Rep. Brian Baird (D-Wash.)

Earlier this month, Baird told the Vancouver Columbian that he wasn’t going to be appearing at town hall meetings because he thought protesters were using “brownshirt tactics” to disrupt events. His plan was to hold tele-town-halls instead. Naturally, the Nazi reference didn’t go over very well. Then Baird stepped in it again when he said the protesters’ demonstrations were reminiscent of the anger that led Oklahoma City bomber Timothy McVeigh to perpetrate domestic terrorism. The approach was somewhat out of character for Baird — if anything, he’s known for regularly hosting town hall meetings back home during recess.

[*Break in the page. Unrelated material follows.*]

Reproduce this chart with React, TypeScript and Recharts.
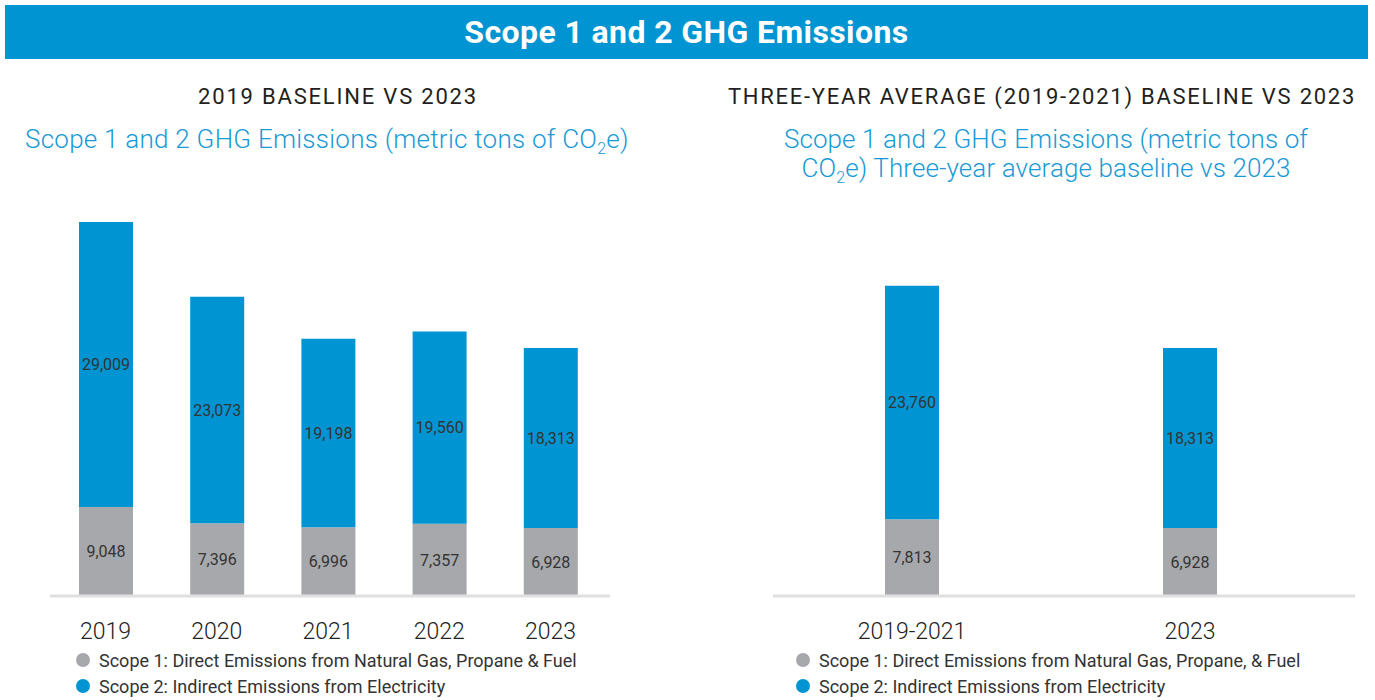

But the result was that the congressman was forced on the defensive. He apologized for his remarks and subsequently scheduled public town hall meetings, but it hasn’t been enough to mollify his critics. A Marine who confronted Baird at a town hall has become a conservative celebrity, and radio host Rush Limbaugh played the clip of the confrontation on his radio show. The wave of bad publicity isn’t likely to threaten Baird’s reelection chances — he hasn’t faced a tough challenge in nearly a decade — but his seat isn’t so safe that it’s of no concern. The Olympia-based district has supported Republicans in the past — including former President George W. Bush, who carried the district in 2000 and 2004. (Josh Kraushaar, “The August recess casualty list,” Politico, 09/01/09)

Nov. 7:

Realizing that he is in trouble, Baird decides to vote against the Democrat’s government-run healthcare plan and hopes it helps him politically. (HRC# 887)

Nov. 19:

Brian Baird’s finger-in-the-wind approach appears to backfire on him as he is one of 39 “no” votes to create a Democrat civil war:

“In a tribe that does not tolerate any dissent from the party line, the gang of 39 had committed an unpardonable and unforgivable sin: They voted no on the centerpiece of Mr. Obama’s domestic agenda. When they returned home to gauge their district’s reaction, they were greeted with a vendetta of e-mails, phone calls and crowds of protesters.

“But mounting attacks on these Democrats, from their party’s left, sends a threatening signal that they could lose much of their base in next year’s elections, improving the Republican Party’s chances of picking up a number of seats that they lost in recent elections.” (Donald Lambro, “Split over health care bill,” Washington Times, 11/19/09)

It’s ironic and rather sad that Baird’s political curtain call was prompted by a courageous decision to break with the Democrats and vote against the House health care reform bill. Sad, too, that voting in line with the wishes of his constituents, as best he understood them, would be seen by far left Democrats as an intolerable act of defiance, calling for punishment.

It’s unknown if Baird’s sacrifice is self-motivated or if he’s been forced aside by the party.